Issues building minimal image segmentation example using custom data
I’ve been working through the first few lectures, and decided that it might be interesting to try to reproduce the image segmentation problem from Lecture 01 / 01_intro.ipynb
using a custom data set. In this case, I wanted to see if I could build a model that would segment bluebirds from an image. I downloaded a few (in this case, six) images, and annotated them using the Pixel Annotation Tool, which produced something like the following outputs, all of which have been resized to dimensions (w,h) = (300, 200):
Original Image
Masked images
"Watershed" Masked Image
Imperfect, but hey. My codes.txt
file simply has
Bluebird
Branch
although I’ve tried with and without adding a Background
line, and the full directory structure looks like
. minimal_segmentation.ipynb
├──data
├── bluebird_config.json
├── bluebirds
├── codes.txt
├── resized_images
│ ├── 0001.png
│ ├── 0002.png
│ ├── 0003.png
│ ├── 0004.png
│ ├── 0005.png
│ └── 0006.png
└── resized_labels
├── 0001_watershed_mask.png
├── 0002_watershed_mask.png
├── 0003_watershed_mask.png
├── 0004_watershed_mask.png
├── 0005_watershed_mask.png
└── 0006_watershed_mask.png
Obviously, training a network from only six example is not going to produce almost anything useful, but I’m really going for building basically the absolute minimal example I possibly can, and scale it from there.
This is the code I’m running in my notebook, broken up into cells.
from fastai2.vision.all import *
from pathlib import Path
## For debugging, I'm currently run on CPU-only
import os
os.environ['CUDA_LAUNCH_BLOCKING'] = "1"
path = Path("data/bluebirds")
# This dataloader structure is one I pulled from the online documentation, which itself runs correctly, but still causes the same error at the end
#fnames = get_image_files(path/'resized_images')

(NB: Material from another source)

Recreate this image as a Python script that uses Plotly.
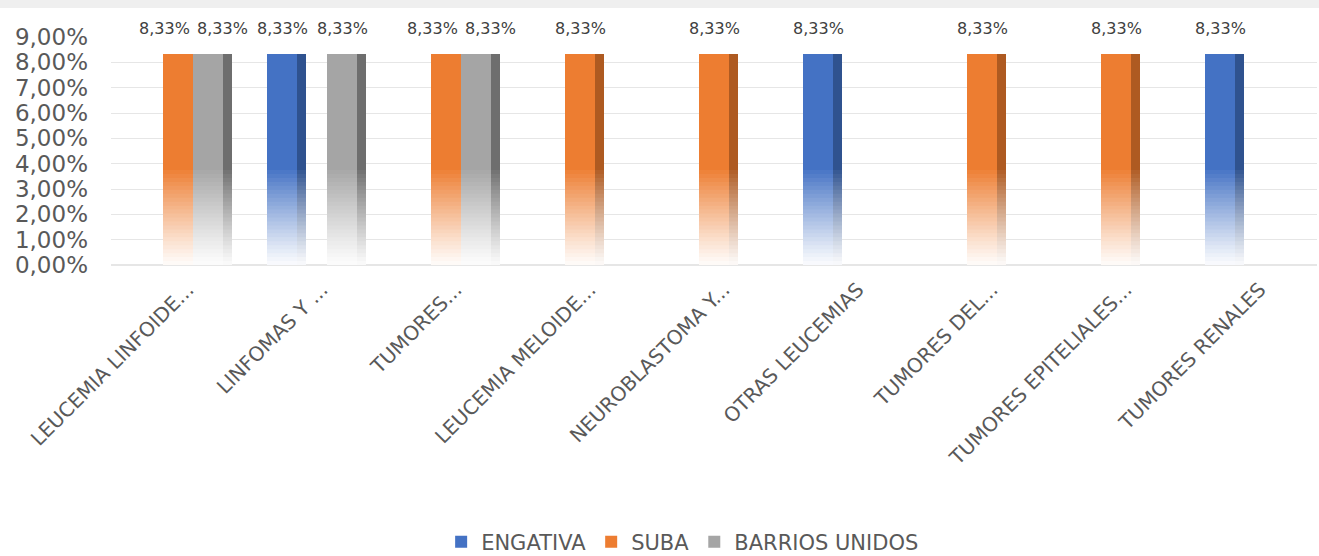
import plotly.graph_objects as go

# ---------------- data ----------------
categories = [
    "LEUCEMIA LINFOIDE...",
    "LINFOMAS Y ...",
    "TUMORES...",
    "LEUCEMIA MELOIDE...",
    "NEUROBLASTOMA Y...",
    "OTRAS LEUCEMIAS",
    "TUMORES DEL...",
    "TUMORES EPITELIALES...",
    "TUMORES RENALES",
]
engativa = [None, 8.33, None, None, None, 8.33, None, None, 8.33]
suba = [8.33, None, 8.33, 8.33, 8.33, None, 8.33, 8.33, None]
barrios_unidos = [8.33, 8.33, 8.33, None, None, None, None, None, None]

series_names = ["ENGATIVA", "SUBA", "BARRIOS UNIDOS"]
series_values = [engativa, suba, barrios_unidos]

# ---------------- styles ----------------
FONT = "'DejaVu Sans', sans-serif"
front_colors = [(68, 114, 196), (237, 125, 49), (165, 165, 165)]
side_colors = [(47, 82, 143), (174, 90, 33), (110, 110, 110)]

BAR_W = 30 / 134      # front face width (axis units)
SIDE_W = 9 / 134      # side face width
N_GRAD = 24           # gradient layers
GRAD_FRAC = 0.45      # fraction of bar height that fades to white
ALPHA0 = 0.04

x_idx = list(range(len(categories)))


def mix(rgb, t):
    r, g, b = rgb
    return "rgb(%d,%d,%d)" % (
        round(255 * (1 - t) + r * t),
        round(255 * (1 - t) + g * t),
        round(255 * (1 - t) + b * t),
    )


def layers(values):
    """Opaque overlapping layers: layer k spans from its start level up to the bar top."""
    out = []
    for k in range(N_GRAD + 1):
        frac = GRAD_FRAC * k / N_GRAD
        base = [None if v is None else v * frac for v in values]
        h = [None if v is None else v * (1 - frac) for v in values]
        t = ALPHA0 + (1 - ALPHA0) * (k / N_GRAD) ** 1.1
        out.append((base, h, min(t, 1.0)))
    return out


fig = go.Figure()

for face in ("side", "front"):
    for s, (name, vals) in enumerate(zip(series_names, series_values)):
        off_front = (s - 1.5) * BAR_W
        if face == "side":
            off, w, col = off_front + BAR_W, SIDE_W, side_colors[s]
        else:
            off, w, col = off_front, BAR_W, front_colors[s]
        lay = layers(vals)
        for k, (base, h, t) in enumerate(lay):
            is_legend = face == "front" and k == len(lay) - 1
            fig.add_trace(
                go.Bar(
                    x=x_idx,
                    y=h,
                    base=base,
                    offset=off,
                    width=w,
                    name=name,
                    legendgroup=name,
                    showlegend=is_legend,
                    legendrank=s,
                    marker=dict(color=mix(col, t), line=dict(width=0)),
                    hoverinfo="skip",
                )
            )

# data labels
annotations = []
for s, vals in enumerate(series_values):
    off_front = (s - 1.5) * BAR_W
    for i, v in enumerate(vals):
        if v is None:
            continue
        shift = 0
        left_nb = s > 0 and series_values[s - 1][i] is not None
        right_nb = s < 2 and series_values[s + 1][i] is not None
        if right_nb:
            shift = -14
        elif left_nb:
            shift = 14
        annotations.append(
            dict(
                x=i + off_front + BAR_W / 2,
                y=v,
                xref="x",
                yref="y",
                text=("%.2f" % v).replace(".", ",") + "%",
                showarrow=False,
                xshift=shift,
                yshift=25,
                yanchor="middle",
                font=dict(family=FONT, size=16, color="#404040"),
            )
        )

fig.update_layout(
    width=1319,
    height=556,
    barmode="overlay",
    separators=",.",
    paper_bgcolor="white",
    plot_bgcolor="white",
    margin=dict(l=111, r=2, t=37, b=291, autoexpand=False),
    font=dict(family=FONT, color="#595959"),
    annotations=annotations,
    shapes=[
        dict(type="rect", xref="paper", yref="paper", x0=-0.1, x1=1.01,
             y0=1.127, y1=1.2, fillcolor="#efefef", line=dict(width=0), layer="below"),
    ],
    legend=dict(
        orientation="h",
        x=0.474,
        y=-1.125,
        xanchor="center",
        yanchor="top",
        font=dict(family=FONT, size=21, color="#595959"),
        bgcolor="rgba(0,0,0,0)",
        traceorder="normal",
        itemclick=False,
        itemdoubleclick=False,
    ),
    xaxis=dict(
        range=[-0.5, len(categories) - 0.5],
        tickmode="array",
        tickvals=x_idx,
        ticktext=categories,
        tickangle=-45,
        showgrid=False,
        zeroline=False,
        showline=False,
        ticks="",
        ticklabelstandoff=8,
        ticklabelshift=10,
        tickfont=dict(family=FONT, size=20, color="#595959"),
        automargin=False,
    ),
    yaxis=dict(
        range=[0, 9],
        dtick=1,
        tickformat=".2f",
        ticksuffix="%",
        showgrid=True,
        gridcolor="#e6e6e6",
        gridwidth=1,
        zeroline=True,
        zerolinecolor="#e6e6e6",
        showline=False,
        ticks="",
        ticklabelstandoff=22,
        tickfont=dict(family=FONT, size=23, color="#595959"),
        automargin=False,
    ),
)

fig.write_html(
    "out.html",
    config={"displayModeBar": False},
    post_script="document.body.style.margin='0';document.body.style.overflow='hidden';",
)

#def label_func(x): return path/'resized_labels'/f'{x.stem}_watershed_mask{x.suffix}'
#codes = np.loadtxt(path/'codes.txt', dtype=str)
# dls = SegmentationDataLoaders.from_label_func(path, fnames, label_func, bs=1,codes=codes)
# This dataloader is almost directly pulled from the example code in Lesson #1
dls = SegmentationDataLoaders.from_label_func(
path, bs=2, fnames = get_image_files(path/"resized_images"),
label_func = lambda o: path/'resized_labels'/f'{o.stem}_watershed_mask{o.suffix}',
codes = np.loadtxt(path/'codes.txt', dtype=str)
)
learn = unet_learner(dls, resnet18)
learn.freeze()
# The following line the where the error occurs
learn.fine_tune(2,3e-3)
# I've also tried just using variations on learn.fit(), with no luck
with the error:
<ipython-input-6-59add907aa7c> in <module>
----> 1 learn.fine_tune(2,3e-3)
[...] // A stack trace that works its way through a bunch of PyTorch, which I'm happy to post if asked
RuntimeError: cuda runtime error (710) : device-side assert triggered at /pytorch/aten/src/THCUNN/generic/ClassNLLCriterion.cu:118
At this point, I’m a bit confused about how/what/why this error is occuring. I’m able to successfully complete the segmentation using the camvid_tiny
dataset, which seems to be in a very similar form. Some things I’ve tried playing around with:
- As mentioned, both the dataloader structures and
fit()
vs.fine_tune()
sturcture. - Changing the number of classes in the
codes.txt
. This seems to create a similar issue, so maybe the error is because of a mismatched class size? Still, I’m not seeing the number of classes being manually set anywhere, so unless it’s an opaque abstraction betweencodes.txt
and thelabels/
images, I’m at a loss. - Using
resnet34
andresnet18
, to no avail - Cutting the body/building a new head and model based on the “Chapter 15: Application Architectures Deep Dive”, although my inexperience may be the issue with that
- Googling/DDGing all the things, and finding many examples repeating this using the
CamVid
data, but none using a “custom” set.
Image segmentation on custom classes using new data, based on transfer learning, seems like it would be a particularly useful application for people new to machine learning (I know it would be for me), so having some sort of canonical example for building a minimal solution to that is something I would find immensely helpful. It certainly feels like this shouldn’t be as hard as it’s become for me, so any advice would be deeply appreciated!